Many people in California own second homes that they and their families use for vacations. When thinking about how a person's estate and assets will be handled, it is often a good idea to think about how the second home will be handled as well.
When a person has several heirs, a vacation home may be a source of disputes and litigation between them after the person has passed. With careful estate planning and consideration of all of the family dynamics, disputes and bad feelings may largely be avoided. If the beneficiaries are able to get along well, it may be possible to pass the vacation property to them jointly, with the understanding that they will need to make provisions for the responsibility of repairs, property maintenance and property taxes between them.
In other situations, a testator may wish to bequeath the home to one child while leaving another different types of property or assets.
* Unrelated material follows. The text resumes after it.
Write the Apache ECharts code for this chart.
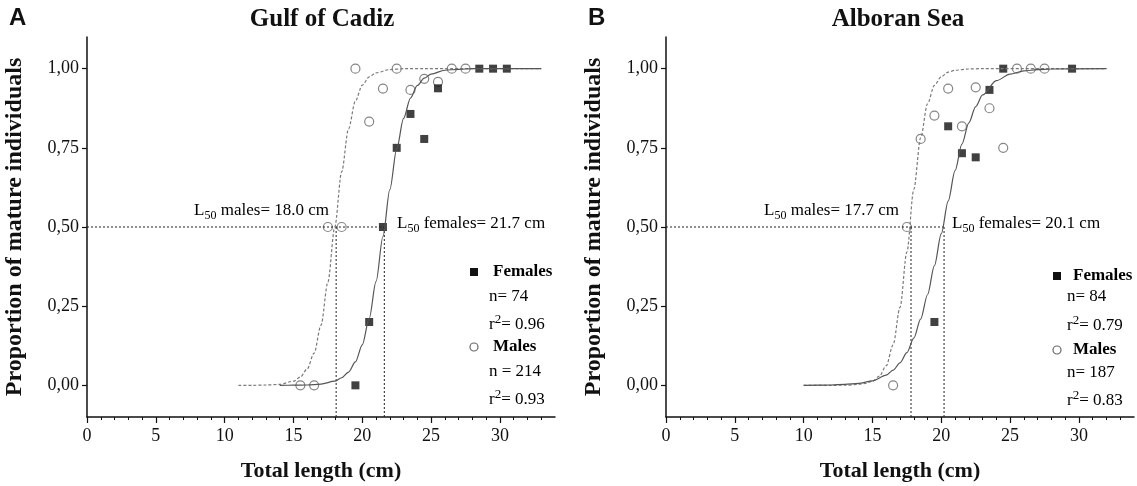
<!DOCTYPE html>
<html>
<head>
<meta charset="utf-8">
<title>L50 maturity ogives</title>
<script src="https://cdn.jsdelivr.net/npm/echarts@6/dist/echarts.min.js"></script>
<style>
  body { margin: 0; background: #fff; }
  #main { width: 1137px; height: 486px; }
</style>
</head>
<body>
<div id="main"></div>
<script>
// Gulf of Cadiz (panel A) - observed proportions [total length, proportion]
var gulfFemales = [[19.5, 0], [20.5, 0.2], [21.5, 0.5], [22.5, 0.75], [23.5, 0.857], [24.5, 0.778], [25.5, 0.938], [28.5, 1], [29.5, 1], [30.5, 1]]
var gulfMales = [[15.5, 0], [16.5, 0], [17.5, 0.5], [18.5, 0.5], [19.5, 1], [20.5, 0.833], [21.5, 0.937], [22.5, 1], [23.5, 0.933], [24.5, 0.968], [25.5, 0.958], [26.5, 1], [27.5, 1]]
// fitted ogives
var gulfFemaleFit = [[14, 0], [15, 0.0004], [16, 0.001], [17, 0.004], [18, 0.013], [18.5, 0.024], [19, 0.042], [19.5, 0.074], [20, 0.128], [20.5, 0.211], [21, 0.328], [21.5, 0.47], [22, 0.618], [22.5, 0.747], [23, 0.843], [23.5, 0.907], [24, 0.947], [24.5, 0.97], [25, 0.983], [26, 0.995], [27, 0.998], [28, 1], [33, 1]]
var gulfMaleFit = [[11, 0], [12, 0], [13, 0.001], [14, 0.003], [15, 0.013], [15.5, 0.026], [16, 0.052], [16.5, 0.102], [17, 0.19], [17.5, 0.326], [18, 0.5], [18.5, 0.674], [19, 0.81], [19.5, 0.898], [20, 0.948], [20.5, 0.974], [21, 0.987], [22, 0.997], [23, 1], [33, 1]]
var gulfL50 = [18.1, 21.6] // males, females (positions of the dotted guides)

// Alboran Sea (panel B)
var alboranFemales = [[19.5, 0.2], [20.5, 0.818], [21.5, 0.733], [22.5, 0.72], [23.5, 0.933], [24.5, 1], [29.5, 1]]
var alboranMales = [[16.5, 0], [17.5, 0.5], [18.5, 0.778], [19.5, 0.852], [20.5, 0.937], [21.5, 0.818], [22.5, 0.941], [23.5, 0.875], [24.5, 0.75], [25.5, 1], [26.5, 1], [27.5, 1]]
var alboranFemaleFit = [[10, 0], [11, 0.0005], [12, 0.001], [13, 0.003], [14, 0.006], [15, 0.014], [16, 0.032], [16.5, 0.048], [17, 0.071], [17.5, 0.103], [18, 0.149], [18.5, 0.209], [19, 0.286], [19.5, 0.378], [20, 0.479], [20.5, 0.582], [21, 0.678], [21.5, 0.762], [22, 0.829], [22.5, 0.88], [23, 0.917], [24, 0.962], [25, 0.983], [26, 0.993], [27, 0.997], [28, 0.999], [32, 1]]
var alboranMaleFit = [[10, 0], [12, 0], [13, 0.0005], [14, 0.003], [14.5, 0.006], [15, 0.013], [15.5, 0.029], [16, 0.062], [16.5, 0.128], [17, 0.246], [17.5, 0.421], [18, 0.618], [18.5, 0.782], [19, 0.889], [19.5, 0.947], [20, 0.975], [20.5, 0.989], [21, 0.995], [22, 0.999], [23, 1], [32, 1]]
var alboranL50 = [17.8, 20.2]

var xMajorTicks = [0, 5, 10, 15, 20, 25, 30]
var xMinorTicks = [1, 2, 3, 4, 6, 7, 8, 9, 11, 12, 13, 14, 16, 17, 18, 19, 21, 22, 23, 24, 26, 27, 28, 29, 31, 32, 33]
var yTicks = [0, 0.25, 0.5, 0.75, 1]

var serif = 'Liberation Serif'
var ink = '#111'

var chart = echarts.init(document.getElementById('main'))

function xAxisFor (grid) {
  return [{
    type: 'value', gridIndex: grid, min: 0, max: 34,
    name: 'Total length (cm)', nameLocation: 'middle', nameGap: 43,
    nameTextStyle: { fontFamily: serif, fontWeight: 'bold', fontSize: 22, color: ink },
    axisLine: { onZero: false, lineStyle: { color: ink, width: 1.5 } },
    axisTick: { customValues: xMajorTicks, length: 6, lineStyle: { color: ink, width: 1.2 } },
    axisLabel: { customValues: xMajorTicks, fontFamily: serif, fontSize: 18, color: ink, margin: 10 },
    splitLine: { show: false }
  }, {
    // second axis on the same grid, only for the minor ticks
    type: 'value', gridIndex: grid, min: 0, max: 34, position: 'bottom',
    axisLine: { show: false, onZero: false },
    axisTick: { customValues: xMinorTicks, length: 3, lineStyle: { color: ink, width: 1 } },
    axisLabel: { show: false },
    splitLine: { show: false }
  }]
}

function yAxisFor (grid) {
  return {
    type: 'value', gridIndex: grid, min: -0.1, max: 1.1,
    name: 'Proportion of mature individuals', nameLocation: 'middle', nameGap: 60,
    nameTextStyle: { fontFamily: serif, fontWeight: 'bold', fontSize: 24, color: ink },
    axisLine: { onZero: false, lineStyle: { color: ink, width: 1.5 } },
    axisTick: { customValues: yTicks, length: 5, lineStyle: { color: ink, width: 1.2 } },
    axisLabel: {
      customValues: yTicks, fontFamily: serif, fontSize: 18, color: ink, margin: 8,
      formatter: function (v) { return v.toFixed(2).replace('.', ',') }
    },
    splitLine: { show: false }
  }
}

function panelSeries (xIdx, yIdx, females, males, femaleFit, maleFit, l50) {
  var guide = { color: '#222', width: 1, type: [2, 2] }
  return [
    { type: 'line', xAxisIndex: xIdx, yAxisIndex: yIdx, data: [[0, 0.5], [l50[1], 0.5]], showSymbol: false, lineStyle: guide, silent: true },
    { type: 'line', xAxisIndex: xIdx, yAxisIndex: yIdx, data: [[l50[0], 0.5], [l50[0], -0.1]], showSymbol: false, lineStyle: guide, silent: true },
    { type: 'line', xAxisIndex: xIdx, yAxisIndex: yIdx, data: [[l50[1], 0.5], [l50[1], -0.1]], showSymbol: false, lineStyle: guide, silent: true },
    { name: 'Males fit', type: 'line', xAxisIndex: xIdx, yAxisIndex: yIdx, data: maleFit, showSymbol: false, smooth: 0.3, smoothMonotone: 'x', lineStyle: { color: '#7a7a7a', width: 1.2, type: [3, 2] } },
    { name: 'Females fit', type: 'line', xAxisIndex: xIdx, yAxisIndex: yIdx, data: femaleFit, showSymbol: false, smooth: 0.3, smoothMonotone: 'x', lineStyle: { color: '#555', width: 1.2 } },
    { name: 'Males', type: 'scatter', xAxisIndex: xIdx, yAxisIndex: yIdx, data: males, symbol: 'circle', symbolSize: 9, itemStyle: { color: '#fff', borderColor: '#666', borderWidth: 1.2 } },
    { name: 'Females', type: 'scatter', xAxisIndex: xIdx, yAxisIndex: yIdx, data: females, symbol: 'rect', symbolSize: 8, itemStyle: { color: ink } }
  ]
}

var rich = {
  t: { fontFamily: serif, fontSize: 17, color: ink, verticalAlign: 'middle' },
  b: { fontFamily: serif, fontSize: 17, fontWeight: 'bold', color: ink, verticalAlign: 'middle' },
  sub: { fontFamily: serif, fontSize: 12, color: ink, padding: [10, 0, 0, 0], verticalAlign: 'middle' },
  sup: { fontFamily: serif, fontSize: 13, color: ink, padding: [0, 0, 10, 0], verticalAlign: 'middle' }
}

function txt (x, y, text, align) {
  return { type: 'text', x: x, y: y, style: { text: text, rich: rich, align: align || 'left', verticalAlign: 'middle' } }
}

function legendBlock (symX, textX, statX, ys, nF, rF, nM, rM) {
  return [
    { type: 'rect', shape: { x: symX - 4, y: ys[0] - 4, width: 8, height: 8 }, style: { fill: ink } },
    txt(textX, ys[0], '{b|Females}'),
    txt(statX, ys[1], '{t|' + nF + '}'),
    txt(statX, ys[2], '{t|r}{sup|2}{t|= ' + rF + '}'),
    { type: 'circle', shape: { cx: symX, cy: ys[3], r: 4 }, style: { fill: '#fff', stroke: '#666', lineWidth: 1.2 } },
    txt(textX, ys[3], '{b|Males}'),
    txt(statX, ys[4], '{t|' + nM + '}'),
    txt(statX, ys[5], '{t|r}{sup|2}{t|= ' + rM + '}')
  ]
}

var option = {
  backgroundColor: '#fff',
  animation: false,
  title: [
    { text: 'Gulf of Cadiz', left: 322, top: 7, padding: 0, textAlign: 'center', textStyle: { fontFamily: serif, fontWeight: 'bold', fontSize: 25, color: ink } },
    { text: 'Alboran Sea', left: 898, top: 7, padding: 0, textAlign: 'center', textStyle: { fontFamily: serif, fontWeight: 'bold', fontSize: 25, color: ink } }
  ],
  grid: [
    { left: 87, top: 37, width: 468, height: 380, outerBoundsMode: 'none' },
    { left: 666, top: 37, width: 468, height: 380, outerBoundsMode: 'none' }
  ],
  xAxis: xAxisFor(0).concat(xAxisFor(1)),
  yAxis: [yAxisFor(0), yAxisFor(1)],
  series: panelSeries(0, 0, gulfFemales, gulfMales, gulfFemaleFit, gulfMaleFit, gulfL50)
    .concat(panelSeries(2, 1, alboranFemales, alboranMales, alboranFemaleFit, alboranMaleFit, alboranL50)),
  graphic: [
    { type: 'text', x: 9, y: 6, style: { text: 'A', fontFamily: 'Liberation Sans', fontWeight: 'bold', fontSize: 24, fill: ink } },
    { type: 'text', x: 588, y: 6, style: { text: 'B', fontFamily: 'Liberation Sans', fontWeight: 'bold', fontSize: 24, fill: ink } },
    txt(329, 211, '{t|L}{sub|50}{t| males= 18.0 cm}', 'right'),
    txt(397, 224, '{t|L}{sub|50}{t| females= 21.7 cm}'),
    txt(899, 211, '{t|L}{sub|50}{t| males= 17.7 cm}', 'right'),
    txt(952, 224, '{t|L}{sub|50}{t| females= 20.1 cm}')
  ].concat(legendBlock(474, 493, 489, [272, 297, 325, 347, 372, 400], 'n= 74', '0.96', 'n = 214', '0.93'))
    .concat(legendBlock(1057, 1073, 1067, [276, 297, 326, 350, 373, 401], 'n= 84', '0.79', 'n= 187', '0.83'))
}

chart.setOption(option)
</script>
</body>
</html>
Clearly communicating an estate plan to heirs can be vital in such situations to avoid bad feelings and will contests. In some cases, if the heirs do not get along or would be angry if a vacation home was left to one and not the other, it may make the most sense to sell the property and split the money between the heirs through the will. Another option, if the person would like the home to stay in the family but believes his or her children will fight over it, may be to use a generation-skipping trust to pass the home to grandchildren.
There are many ways people may handle passing vacation homes to their heirs. As family dynamics and estate goals vary widely, those who own a second home may wish to discuss the particulars of their family's situation with an estate planning attorney. Doing so may prevent future bad feelings.